Tyler Perry has overcome homelessness and now he's helping a family of junior Olympians to do the same by furnishing an apartment that he promised to pay two years' worth of rent for.
Last year the Sheppard sisters, Tai, 11, Rainn, 10, and Brooke, 9, made it to the AAU Junior Olympics where Tai and Rainn helped their relay team win the gold. Even though the girls are A and B students who scored the cover of Sports Illustrated Kids last year, the girls revealed during a segment on the ABC daytime talk show "The View" that they were homeless.
Perry saw the Sheppard sisters' story and heard their mother, Tonia Handy, speak about trying to make ends meet with a minimum wage job.
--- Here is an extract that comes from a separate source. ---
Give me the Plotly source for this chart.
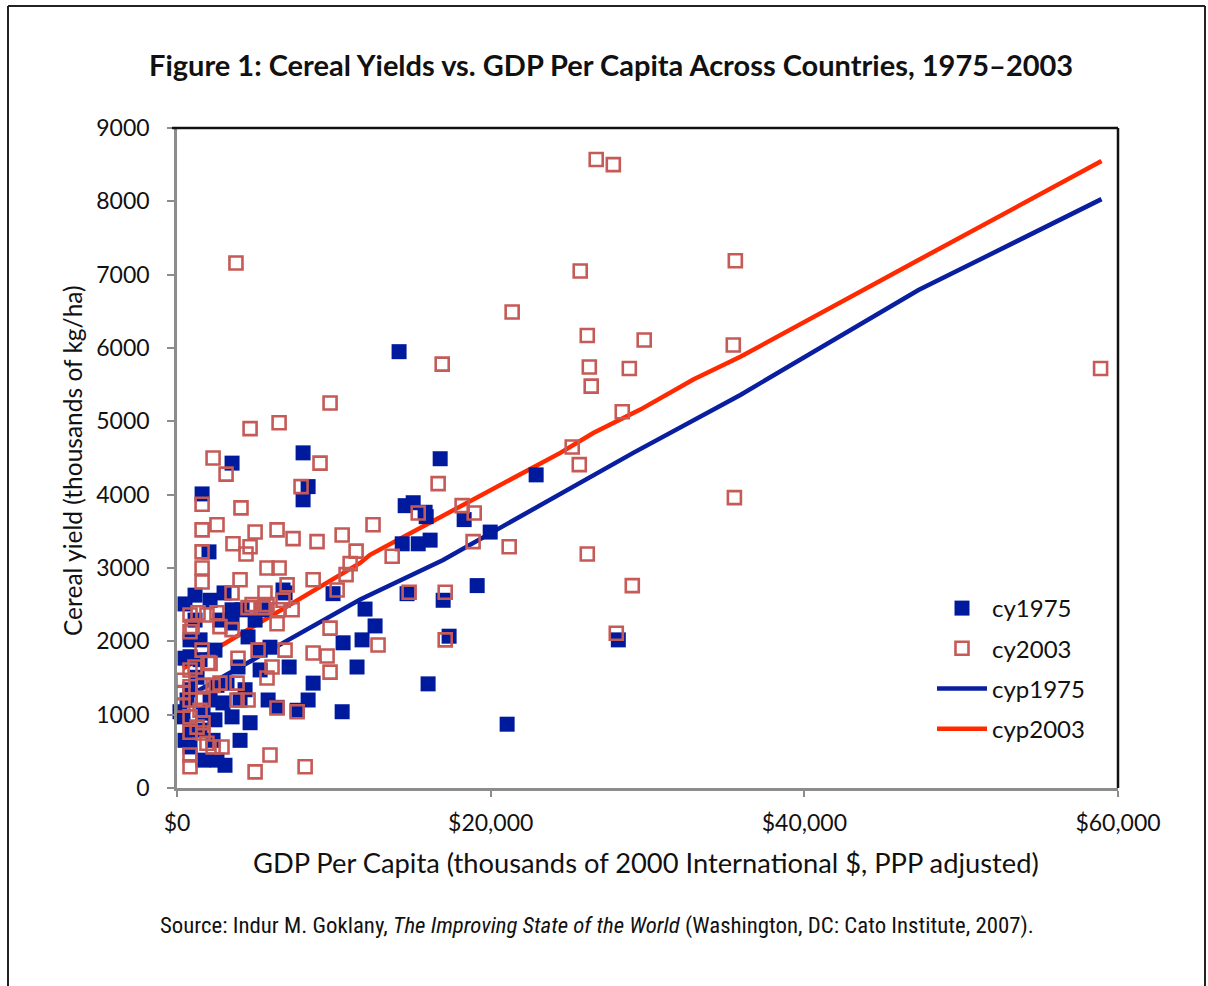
import plotly.graph_objects as go

# Cereal yield (kg/ha) vs GDP per capita, one point per country.
GDP_1975 = [14160, 3510, 8040, 16780, 1600, 8360, 8040, 22900, 14550, 15060,
            15820, 15890, 18310, 14360, 15380, 16140, 19970, 2040, 19140, 14670,
            16970, 9950, 6890, 510, 3000, 11990, 12630, 17350, 11800, 10590,
            28140, 11480, 7150, 8680, 8360, 16010, 10530, 21050, 4660, 3510,
            4150, 5930, 4530, 3510, 6760, 7660, 6380, 3890, 2550, 1660,
            830, 830, 1280, 3190, 2550, 2110, 2930, 1660, 830, 2300,
            510, 380, 3510, 830, 1470, 2420, 5300, 4980, 2740, 1150,
            640, 1470, 4020, 5420, 190, 3060, 5810, 4340, 830, 2110,
            1470, 510, 2420, 5300, 1150, 4020]
CY_1975 = [5950, 4430, 4570, 4490, 4010, 4110, 3930, 4270, 3850, 3890,
           3760, 3700, 3660, 3330, 3330, 3380, 3490, 3220, 2760, 2650,
           2560, 2650, 2660, 2510, 2660, 2440, 2210, 2070, 2020, 1980,
           2020, 1650, 1650, 1430, 1200, 1420, 1040, 870, 890, 2430,
           2430, 1920, 2060, 2250, 2700, 1060, 1100, 1650, 380, 380,
           560, 1790, 1510, 1430, 1400, 1200, 1160, 1020, 790, 650,
           1770, 970, 970, 1340, 2020, 1880, 1880, 2290, 2290, 2290,
           1200, 790, 650, 2430, 1040, 310, 1200, 1340, 2020, 2560,
           1750, 650, 930, 1610, 2630, 1200]

GDP_2003 = [26730, 27820, 3760, 25710, 35600, 21370, 26160, 29790, 26290, 16910,
            35470, 58890, 28840, 26410, 9760, 6510, 4660, 28390, 25200, 25650,
            2300, 9120, 3130, 16650, 7910, 35540, 18180, 4080, 1600, 18950,
            15380, 2550, 12500, 4980, 6380, 1600, 10530, 7400, 8930, 3570,
            4660, 18880, 21180, 26160, 11420, 13720, 4400, 1600, 1600, 5740,
            6510, 11040, 10780, 4020, 8680, 1600, 29030, 17100, 14800, 10210,
            28010, 17100, 12820, 9570, 9760, 6380, 7660, 2300, 2870, 5930,
            4980, 8170, 830, 830, 7020, 3510, 6760, 5610, 4790, 7340,
            5740, 2550, 1340, 830, 960, 1910, 4530, 5490, 6440, 6380,
            830, 1600, 1980, 3890, 5170, 6890, 6060, 5740, 3830, 4530,
            3830, 9760, 8680, 830, 830, 1660, 2300, 830, 1660, 830,
            1660, 830, 1660, 2740, 2110, 380, 380, 1150, 2740, 1470,
            1280, 1910, 3510, 380]
CY_2003 = [8570, 8500, 7160, 7050, 7190, 6490, 6170, 6110, 5740, 5780,
           6040, 5720, 5720, 5480, 5250, 4980, 4900, 5130, 4650, 4410,
           4500, 4430, 4280, 4150, 4110, 3960, 3850, 3820, 3870, 3750,
           3750, 3590, 3590, 3490, 3520, 3520, 3450, 3400, 3360, 3330,
           3290, 3360, 3290, 3190, 3230, 3160, 3190, 3220, 3000, 3000,
           3000, 3060, 2910, 2840, 2840, 2810, 2760, 2670, 2670, 2700,
           2110, 2020, 1950, 1800, 1580, 1090, 1040, 560, 560, 450,
           220, 290, 290, 450, 2770, 2660, 2560, 2660, 2500, 2430,
           2500, 2390, 2390, 2360, 2200, 2360, 2460, 2460, 2430, 2240,
           2130, 1880, 1710, 1770, 1880, 1880, 1650, 1500, 1430, 1200,
           1200, 2180, 1840, 1610, 1380, 1400, 1400, 1200, 1200, 970,
           890, 760, 750, 2200, 1700, 1470, 1300, 1650, 1430, 1060,
           830, 610, 2160, 1130]

# Predicted yields (cyp) along the GDP range.
FIT_GDP_1975 = [380, 6570, 11680, 16970, 24440, 25710, 29090, 35920, 47280, 58950]
FIT_CY_1975 = [1210, 1950, 2570, 3110, 4020, 4160, 4570, 5360, 6790, 8030]
FIT_GDP_2003 = [380, 3190, 11680, 12310, 23160, 24440, 26540, 29540, 32920, 35920, 47280, 58950]
FIT_CY_2003 = [1630, 1990, 3070, 3180, 4430, 4570, 4840, 5160, 5570, 5880, 7200, 8550]

X_TICKS = [0, 20000, 40000, 60000]
X_TICK_LABELS = ["$0", "$20,000", "$40,000", "$60,000"]
Y_TICKS = list(range(0, 9001, 1000))

TITLE = "Figure 1: Cereal Yields vs. GDP Per Capita Across Countries, 1975–2003"
X_TITLE = "GDP Per Capita (thousands of 2000 International $, PPP adjusted)"
Y_TITLE = "Cereal yield (thousands of kg/ha)"
SOURCE = ("Source: Indur M. Goklany, <i>The Improving State of the World</i> "
          "(Washington, DC: Cato Institute, 2007).")

# Full-window figure; the page's default body margin is removed after plotting.
W, H = 1208, 986
PLOT_L, PLOT_R, PLOT_T, PLOT_B = 177, 1118, 128, 788
M_L, M_R, M_T, M_B = PLOT_L, W - PLOT_R, PLOT_T, H - PLOT_B
PLOT_W, PLOT_H = W - M_L - M_R, H - M_T - M_B

BLUE_PT = "#001a9e"
RED_PT = "#c55a57"
BLUE_LINE = "#0a1ea0"
RED_LINE = "#ff2a00"
AXIS_GRAY = "#8c8c8c"
FONT = "Lato, 'Open Sans', sans-serif"


def px_x(px):
    return (px - M_L) / PLOT_W


def px_y(py):
    return (H - M_B - py) / PLOT_H


fig = go.Figure()

# regression lines under the points
fig.add_trace(go.Scatter(
    x=FIT_GDP_1975, y=FIT_CY_1975, mode="lines", name="cyp1975",
    line=dict(color=BLUE_LINE, width=4.5), legendrank=3, legendgroup="c",
))
fig.add_trace(go.Scatter(
    x=FIT_GDP_2003, y=FIT_CY_2003, mode="lines", name="cyp2003",
    line=dict(color=RED_LINE, width=4.5), legendrank=4, legendgroup="d",
))
fig.add_trace(go.Scatter(
    x=GDP_1975, y=CY_1975, mode="markers", name="cy1975",
    marker=dict(symbol="square", size=15, color=BLUE_PT, line=dict(width=0)),
    cliponaxis=False, legendrank=1, legendgroup="a",
))
fig.add_trace(go.Scatter(
    x=GDP_2003, y=CY_2003, mode="markers", name="cy2003",
    marker=dict(symbol="square-open", size=13, color=RED_PT, line=dict(width=2.6, color=RED_PT)),
    cliponaxis=False, legendrank=2, legendgroup="b",
))

fig.update_xaxes(
    range=[0, 60000], tickvals=X_TICKS, ticktext=X_TICK_LABELS,
    showgrid=False, zeroline=False, showline=True, linecolor=AXIS_GRAY, linewidth=2.5,
    ticks="outside", ticklen=6, tickwidth=2, tickcolor=AXIS_GRAY,
    tickfont=dict(size=23, color="#111"), ticklabelstandoff=7,
)
fig.update_yaxes(
    range=[0, 9000], tickvals=Y_TICKS,
    showgrid=False, zeroline=False, showline=True, linecolor=AXIS_GRAY, linewidth=2.5,
    ticks="outside", ticklen=7, tickwidth=2, tickcolor=AXIS_GRAY,
    tickfont=dict(size=23, color="#111"), ticklabelstandoff=13,
)

frame = dict(color="#222", width=2)
shapes = [
    # outer frame (left, top, right)
    dict(type="line", xref="paper", yref="paper", x0=px_x(8), x1=px_x(8), y0=px_y(H + 20), y1=px_y(6),
         line=frame),
    dict(type="line", xref="paper", yref="paper", x0=px_x(8), x1=px_x(1205), y0=px_y(6), y1=px_y(6),
         line=frame),
    dict(type="line", xref="paper", yref="paper", x0=px_x(1205), x1=px_x(1205), y0=px_y(H + 20), y1=px_y(6),
         line=frame),
    # plot area top and right edges
    dict(type="line", xref="paper", yref="paper", x0=px_x(172), x1=1, y0=1, y1=1,
         line=dict(color="#111", width=2.5)),
    dict(type="line", xref="paper", yref="paper", x0=1, x1=1, y0=0, y1=1,
         line=dict(color="#111", width=2.5)),
]

annotations = [
    dict(text=f"<b>{TITLE}</b>", xref="paper", yref="paper", x=px_x(611), y=px_y(64),
         showarrow=False, font=dict(size=29, color="#111"), xanchor="center", yanchor="middle"),
    dict(text=X_TITLE, xref="paper", yref="paper", x=px_x(646), y=px_y(862),
         showarrow=False, font=dict(size=27.3, color="#111"), xanchor="center", yanchor="middle"),
    dict(text=Y_TITLE, xref="paper", yref="paper", x=px_x(72), y=px_y(461), textangle=-90,
         showarrow=False, font=dict(size=24.5, color="#111"), xanchor="center", yanchor="middle"),
    dict(text=SOURCE, xref="paper", yref="paper", x=px_x(597), y=px_y(926),
         showarrow=False, font=dict(size=22.8, color="#111",
                                    family="'Liberation Sans Narrow', 'Roboto Condensed', Roboto, sans-serif"),
         xanchor="center", yanchor="middle"),
]

fig.update_layout(
    width=W, height=H, margin=dict(l=M_L, r=M_R, t=M_T, b=M_B),
    paper_bgcolor="white", plot_bgcolor="white",
    font=dict(family=FONT, color="#111"),
    shapes=shapes, annotations=annotations,
    legend=dict(x=px_x(932), y=px_y(586), xanchor="left", yanchor="top",
                font=dict(size=24, color="#111"), bgcolor="rgba(0,0,0,0)",
                tracegroupgap=6, itemwidth=50),
    showlegend=True,
)

fig.write_html("out.html", config={"displayModeBar": False},
               post_script="document.body.style.margin = '0';")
Last November, he agreed to help the family get out of the shelter they were staying in by paying two years' worth of their rent.
Six months later, the family visited "The View" once again for an update on their lives. Handy expressed gratitude for the show and Perry for helping her to make a major change in her life.
"I knew that it was going to be a better life for us because it would give us a chance to save definitely," Handy said last week when sharing how Perry paying her rent has changed her life.
While Perry did not appear on the show, co-host Whoopi Goldberg revealed that he decided to also furnish her apartment last week after seeing that the family had no furniture other than air mattresses. The emotional family was left in tears, saying they were "so happy and so grateful" for Perry's contributions.
Perry's decision to help the family may come as no surprise to those who know that the movie mogul was once homeless. Last year, Perry received an honorary doctorate from Tuskegee University where he recalled some of his personal struggles to those in attendance.
He gave people some insight about his struggle becoming homeless, trying to make his dreams of launching a play come true in 1991.
"I had just moved to Atlanta to try to launch this play, so I went to work. I managed to save $12,000 and I put the show up working [with] used cars, as a bill collector (proceeds from a tax return)," Perry said, according to The Atlanta Journal-Constitution. "I thought 1,200 people would show up that weekend but only 30 showed up. My car payment, rent, everything was tied up in it so I ended up homeless with no money and nothing to my name."
For seven years the screenwriter and actor watched his plays fail, and almost gave up hope.
"From 1992, to 93, to 94, I was doing one show a year. I kept on doing the play," he said. "Every year it would fail, until 1998, the seventh year of me trying. I was about to give up and walk away."
Before giving up, audience members told Perry how much the messages in his play changed their lives. He began to see value in serving others.
"My life shifted after that," he said. "My intention became, how do I serve other people? How do I lift other people?